AIM. Can you transcribe every line exactly and leave the pictures behind?

--- START OF EXTRACTED INFORMATION ---

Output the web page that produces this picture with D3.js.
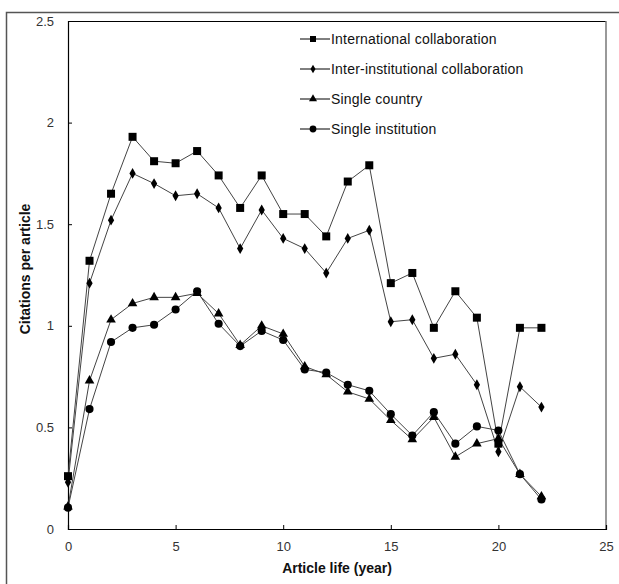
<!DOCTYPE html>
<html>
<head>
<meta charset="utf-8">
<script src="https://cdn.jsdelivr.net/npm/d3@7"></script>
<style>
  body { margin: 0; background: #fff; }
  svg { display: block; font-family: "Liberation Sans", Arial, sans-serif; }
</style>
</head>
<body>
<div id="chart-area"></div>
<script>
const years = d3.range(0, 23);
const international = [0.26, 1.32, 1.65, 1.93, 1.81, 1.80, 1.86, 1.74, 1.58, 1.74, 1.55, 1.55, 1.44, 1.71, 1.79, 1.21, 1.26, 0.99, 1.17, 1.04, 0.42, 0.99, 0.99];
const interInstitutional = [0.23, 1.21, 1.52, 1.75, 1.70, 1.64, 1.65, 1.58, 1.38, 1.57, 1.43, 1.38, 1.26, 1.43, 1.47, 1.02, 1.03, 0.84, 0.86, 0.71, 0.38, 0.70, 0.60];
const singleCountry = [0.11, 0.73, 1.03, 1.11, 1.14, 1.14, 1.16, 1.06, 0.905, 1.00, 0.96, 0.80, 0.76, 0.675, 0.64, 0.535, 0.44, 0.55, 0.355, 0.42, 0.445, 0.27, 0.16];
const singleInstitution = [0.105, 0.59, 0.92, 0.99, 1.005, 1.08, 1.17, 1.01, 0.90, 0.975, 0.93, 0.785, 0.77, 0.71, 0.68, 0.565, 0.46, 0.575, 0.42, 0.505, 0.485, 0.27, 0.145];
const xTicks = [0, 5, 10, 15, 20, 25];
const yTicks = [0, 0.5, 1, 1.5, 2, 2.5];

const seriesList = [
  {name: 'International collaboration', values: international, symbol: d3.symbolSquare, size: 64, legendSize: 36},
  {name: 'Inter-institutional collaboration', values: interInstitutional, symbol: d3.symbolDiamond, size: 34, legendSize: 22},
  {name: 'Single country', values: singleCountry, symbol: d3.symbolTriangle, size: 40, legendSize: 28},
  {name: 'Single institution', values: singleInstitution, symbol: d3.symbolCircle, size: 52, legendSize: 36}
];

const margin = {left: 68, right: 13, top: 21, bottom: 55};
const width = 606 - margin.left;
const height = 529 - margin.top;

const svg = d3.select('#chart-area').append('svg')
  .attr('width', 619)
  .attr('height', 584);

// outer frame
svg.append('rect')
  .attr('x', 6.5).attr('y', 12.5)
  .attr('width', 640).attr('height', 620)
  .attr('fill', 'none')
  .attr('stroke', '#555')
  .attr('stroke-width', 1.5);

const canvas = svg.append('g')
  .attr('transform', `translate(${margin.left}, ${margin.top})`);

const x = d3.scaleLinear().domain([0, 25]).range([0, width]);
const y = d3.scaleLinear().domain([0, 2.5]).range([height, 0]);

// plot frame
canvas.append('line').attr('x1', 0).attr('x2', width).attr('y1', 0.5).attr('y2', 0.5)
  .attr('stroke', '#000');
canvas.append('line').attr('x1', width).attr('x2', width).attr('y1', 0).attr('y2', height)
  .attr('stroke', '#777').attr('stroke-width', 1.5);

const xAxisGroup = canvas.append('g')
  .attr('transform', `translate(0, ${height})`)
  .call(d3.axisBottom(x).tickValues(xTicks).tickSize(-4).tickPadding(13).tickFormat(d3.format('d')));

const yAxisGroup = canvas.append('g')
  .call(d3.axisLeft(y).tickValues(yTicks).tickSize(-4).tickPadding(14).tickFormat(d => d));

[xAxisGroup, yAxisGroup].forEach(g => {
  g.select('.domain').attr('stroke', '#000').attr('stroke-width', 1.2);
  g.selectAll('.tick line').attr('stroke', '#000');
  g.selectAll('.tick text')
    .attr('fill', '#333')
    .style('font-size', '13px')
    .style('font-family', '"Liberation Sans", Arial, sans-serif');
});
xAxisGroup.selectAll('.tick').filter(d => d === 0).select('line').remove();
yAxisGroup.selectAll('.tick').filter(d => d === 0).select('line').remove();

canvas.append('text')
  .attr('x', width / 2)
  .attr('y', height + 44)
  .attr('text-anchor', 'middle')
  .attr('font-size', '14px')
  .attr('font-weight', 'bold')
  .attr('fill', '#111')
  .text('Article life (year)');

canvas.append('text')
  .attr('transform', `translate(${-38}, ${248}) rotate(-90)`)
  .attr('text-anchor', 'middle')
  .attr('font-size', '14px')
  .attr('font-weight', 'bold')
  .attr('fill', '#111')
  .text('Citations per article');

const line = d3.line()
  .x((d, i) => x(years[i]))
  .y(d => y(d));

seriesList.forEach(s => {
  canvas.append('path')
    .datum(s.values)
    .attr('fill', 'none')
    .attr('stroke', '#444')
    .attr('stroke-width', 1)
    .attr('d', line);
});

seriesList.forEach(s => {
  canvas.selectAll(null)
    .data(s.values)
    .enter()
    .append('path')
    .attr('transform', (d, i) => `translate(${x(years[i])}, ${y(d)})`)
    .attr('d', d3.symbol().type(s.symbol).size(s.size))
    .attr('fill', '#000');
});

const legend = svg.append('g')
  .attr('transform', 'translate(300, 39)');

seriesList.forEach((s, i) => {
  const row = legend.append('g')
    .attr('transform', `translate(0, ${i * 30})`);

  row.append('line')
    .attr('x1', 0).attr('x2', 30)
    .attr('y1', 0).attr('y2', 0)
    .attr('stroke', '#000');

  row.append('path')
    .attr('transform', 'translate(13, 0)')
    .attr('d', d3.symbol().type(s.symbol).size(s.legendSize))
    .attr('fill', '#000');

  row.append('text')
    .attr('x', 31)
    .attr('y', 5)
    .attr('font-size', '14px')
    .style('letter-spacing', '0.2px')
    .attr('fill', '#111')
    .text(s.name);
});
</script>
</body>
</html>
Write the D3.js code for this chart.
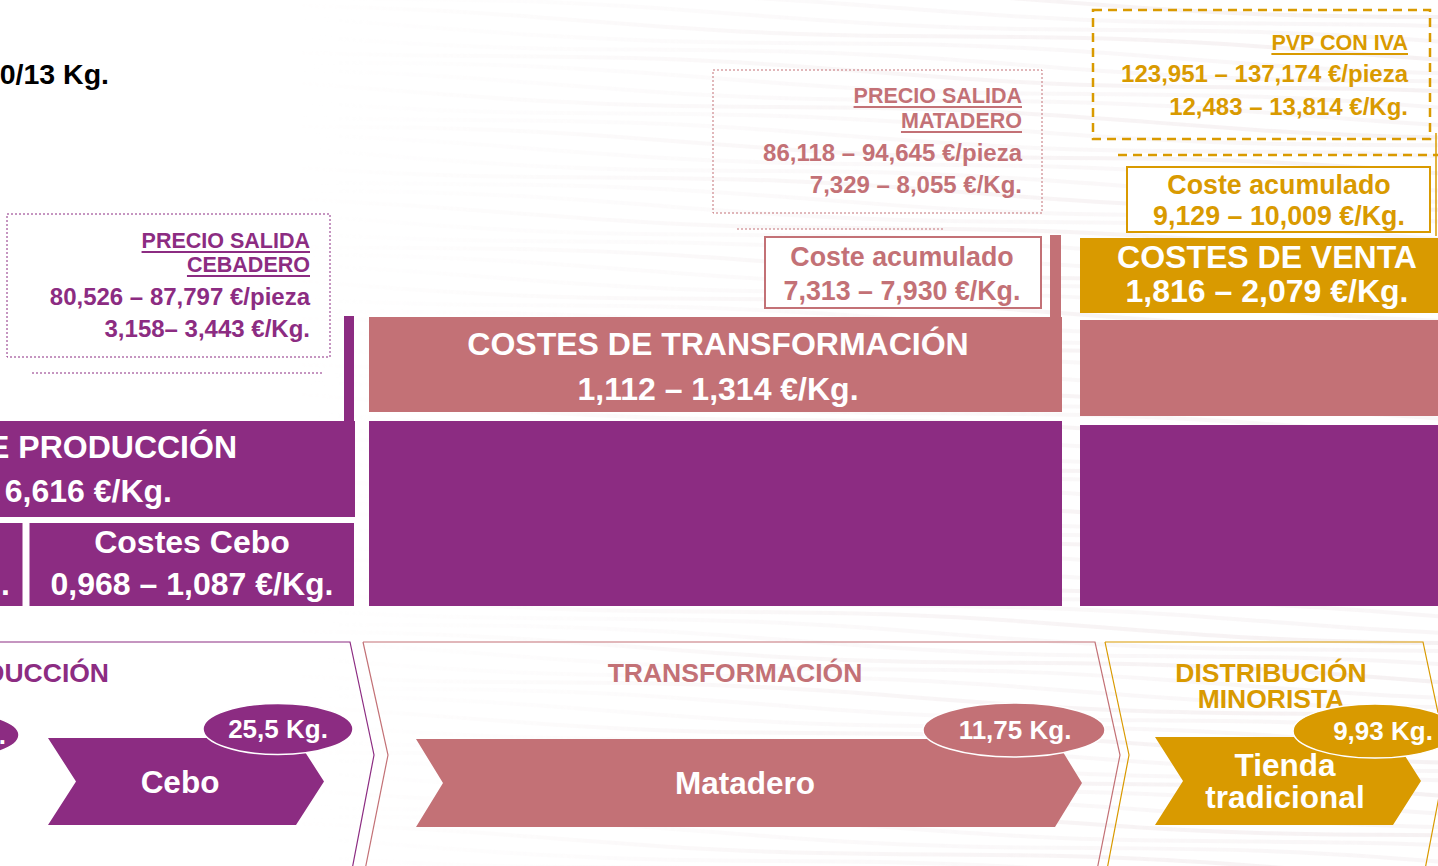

--- END OF EXTRACTED INFORMATION ---

RESULT OF THIS EXERCISE.
Output the web page that produces this picture with D3.js.
<!DOCTYPE html>
<html>
<head>
<meta charset="utf-8">
<script src="https://cdn.jsdelivr.net/npm/d3@7"></script>
<style>
  body { margin: 0; background: #fff; }
  svg { display: block; font-family: "Liberation Sans", Arial, sans-serif; }
</style>
</head>
<body>
<div id="chart-area"></div>
<script>
const years = d3.range(0, 23);
const international = [0.26, 1.32, 1.65, 1.93, 1.81, 1.80, 1.86, 1.74, 1.58, 1.74, 1.55, 1.55, 1.44, 1.71, 1.79, 1.21, 1.26, 0.99, 1.17, 1.04, 0.42, 0.99, 0.99];
const interInstitutional = [0.23, 1.21, 1.52, 1.75, 1.70, 1.64, 1.65, 1.58, 1.38, 1.57, 1.43, 1.38, 1.26, 1.43, 1.47, 1.02, 1.03, 0.84, 0.86, 0.71, 0.38, 0.70, 0.60];
const singleCountry = [0.11, 0.73, 1.03, 1.11, 1.14, 1.14, 1.16, 1.06, 0.905, 1.00, 0.96, 0.80, 0.76, 0.675, 0.64, 0.535, 0.44, 0.55, 0.355, 0.42, 0.445, 0.27, 0.16];
const singleInstitution = [0.105, 0.59, 0.92, 0.99, 1.005, 1.08, 1.17, 1.01, 0.90, 0.975, 0.93, 0.785, 0.77, 0.71, 0.68, 0.565, 0.46, 0.575, 0.42, 0.505, 0.485, 0.27, 0.145];
const xTicks = [0, 5, 10, 15, 20, 25];
const yTicks = [0, 0.5, 1, 1.5, 2, 2.5];

const seriesList = [
  {name: 'International collaboration', values: international, symbol: d3.symbolSquare, size: 64, legendSize: 36},
  {name: 'Inter-institutional collaboration', values: interInstitutional, symbol: d3.symbolDiamond, size: 34, legendSize: 22},
  {name: 'Single country', values: singleCountry, symbol: d3.symbolTriangle, size: 40, legendSize: 28},
  {name: 'Single institution', values: singleInstitution, symbol: d3.symbolCircle, size: 52, legendSize: 36}
];

const margin = {left: 68, right: 13, top: 21, bottom: 55};
const width = 606 - margin.left;
const height = 529 - margin.top;

const svg = d3.select('#chart-area').append('svg')
  .attr('width', 619)
  .attr('height', 584);

// outer frame
svg.append('rect')
  .attr('x', 6.5).attr('y', 12.5)
  .attr('width', 640).attr('height', 620)
  .attr('fill', 'none')
  .attr('stroke', '#555')
  .attr('stroke-width', 1.5);

const canvas = svg.append('g')
  .attr('transform', `translate(${margin.left}, ${margin.top})`);

const x = d3.scaleLinear().domain([0, 25]).range([0, width]);
const y = d3.scaleLinear().domain([0, 2.5]).range([height, 0]);

// plot frame
canvas.append('line').attr('x1', 0).attr('x2', width).attr('y1', 0.5).attr('y2', 0.5)
  .attr('stroke', '#000');
canvas.append('line').attr('x1', width).attr('x2', width).attr('y1', 0).attr('y2', height)
  .attr('stroke', '#777').attr('stroke-width', 1.5);

const xAxisGroup = canvas.append('g')
  .attr('transform', `translate(0, ${height})`)
  .call(d3.axisBottom(x).tickValues(xTicks).tickSize(-4).tickPadding(13).tickFormat(d3.format('d')));

const yAxisGroup = canvas.append('g')
  .call(d3.axisLeft(y).tickValues(yTicks).tickSize(-4).tickPadding(14).tickFormat(d => d));

[xAxisGroup, yAxisGroup].forEach(g => {
  g.select('.domain').attr('stroke', '#000').attr('stroke-width', 1.2);
  g.selectAll('.tick line').attr('stroke', '#000');
  g.selectAll('.tick text')
    .attr('fill', '#333')
    .style('font-size', '13px')
    .style('font-family', '"Liberation Sans", Arial, sans-serif');
});
xAxisGroup.selectAll('.tick').filter(d => d === 0).select('line').remove();
yAxisGroup.selectAll('.tick').filter(d => d === 0).select('line').remove();

canvas.append('text')
  .attr('x', width / 2)
  .attr('y', height + 44)
  .attr('text-anchor', 'middle')
  .attr('font-size', '14px')
  .attr('font-weight', 'bold')
  .attr('fill', '#111')
  .text('Article life (year)');

canvas.append('text')
  .attr('transform', `translate(${-38}, ${248}) rotate(-90)`)
  .attr('text-anchor', 'middle')
  .attr('font-size', '14px')
  .attr('font-weight', 'bold')
  .attr('fill', '#111')
  .text('Citations per article');

const line = d3.line()
  .x((d, i) => x(years[i]))
  .y(d => y(d));

seriesList.forEach(s => {
  canvas.append('path')
    .datum(s.values)
    .attr('fill', 'none')
    .attr('stroke', '#444')
    .attr('stroke-width', 1)
    .attr('d', line);
});

seriesList.forEach(s => {
  canvas.selectAll(null)
    .data(s.values)
    .enter()
    .append('path')
    .attr('transform', (d, i) => `translate(${x(years[i])}, ${y(d)})`)
    .attr('d', d3.symbol().type(s.symbol).size(s.size))
    .attr('fill', '#000');
});

const legend = svg.append('g')
  .attr('transform', 'translate(300, 39)');

seriesList.forEach((s, i) => {
  const row = legend.append('g')
    .attr('transform', `translate(0, ${i * 30})`);

  row.append('line')
    .attr('x1', 0).attr('x2', 30)
    .attr('y1', 0).attr('y2', 0)
    .attr('stroke', '#000');

  row.append('path')
    .attr('transform', 'translate(13, 0)')
    .attr('d', d3.symbol().type(s.symbol).size(s.legendSize))
    .attr('fill', '#000');

  row.append('text')
    .attr('x', 31)
    .attr('y', 5)
    .attr('font-size', '14px')
    .style('letter-spacing', '0.2px')
    .attr('fill', '#111')
    .text(s.name);
});
</script>
</body>
</html>
Write the D3.js code for this chart.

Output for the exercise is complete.